Late Tuesday, the bipartisan Gang of Eight released a new version of its comprehensive immigration reform bill to the Senate. Now 867 pages — up from the original 844 — the bill, known as a substitute, is filled with corrections and rewordings of portions of the first bill. But it appears there are some substantive changes — including a whopping change that makes a key part of reform ten times more expensive than previously thought.
The bill establishes a “Comprehensive Immigration Reform Trust Fund” to cover the various costs of reform. It directs that when the bill is enacted, $6.5 billion will be transferred from the Treasury to the trust fund. And then the bill specifies money to be appropriated for the start-up costs of the process to legalize the estimated 11 million immigrants currently in the country illegally.
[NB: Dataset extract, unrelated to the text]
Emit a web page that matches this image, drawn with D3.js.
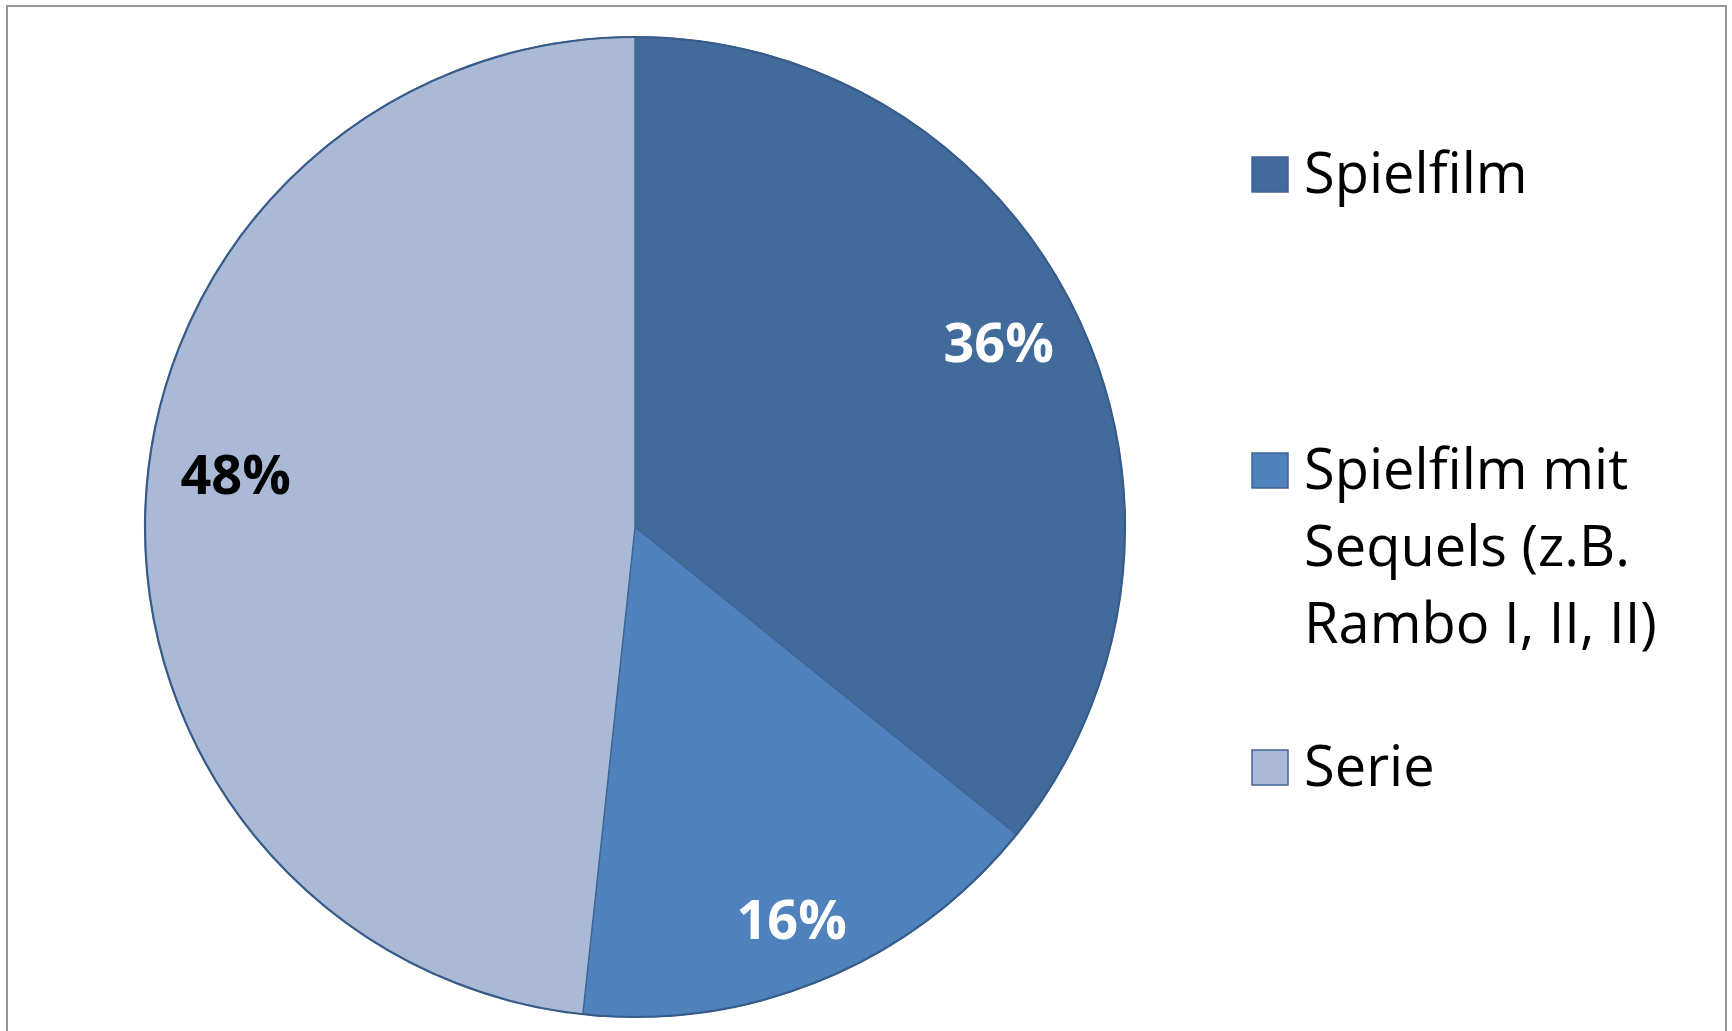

The original bill said this: “On the later of the date of the enactment of this Act or October 1, 2013, $100,000,000 is hereby appropriated from the general fund of the Treasury, to remain available until September 30, 2015, to the Department [of Homeland Security] to pay for one-time and startup costs necessary to implement this act.”
The substitute bill reads differently: “On the later of the date of the enactment of this Act or October 1, 2013, $1,000,000,000 is hereby appropriated from the general fund of the Treasury, to remain available until September 30, 2015, to the Department of Homeland Security and the Department of State to pay for one-time and startup costs necessary to implement this Act.”
The difference is striking: In a flash, $100 million in startup costs specified in the original bill became $1 billion in startup costs in the substitute bill. Why? In response to an inquiry, Gang of Eight aides say they are checking on the change. But others on Capitol Hill want answers quickly. “Why did the immigration reform bill’s cost increase by ten times in less than two weeks?” asks one top GOP Senate aide. “The authors are claiming that these are ‘technical’ fixes. Hard to argue that going from $100 million to $1 billion in startup costs is a ‘technical’ fix.”
UPDATE: After this item was posted, a Gang of Eight spokesman emailed to say that, “The initial $100 million number listed for startup was incorrect; $1 billion is needed to ramp up operations to handle 11 million applicants and other new visa programs. The money will be refunded to the Treasury from fines collected, so it is deficit neutral over the next few years.”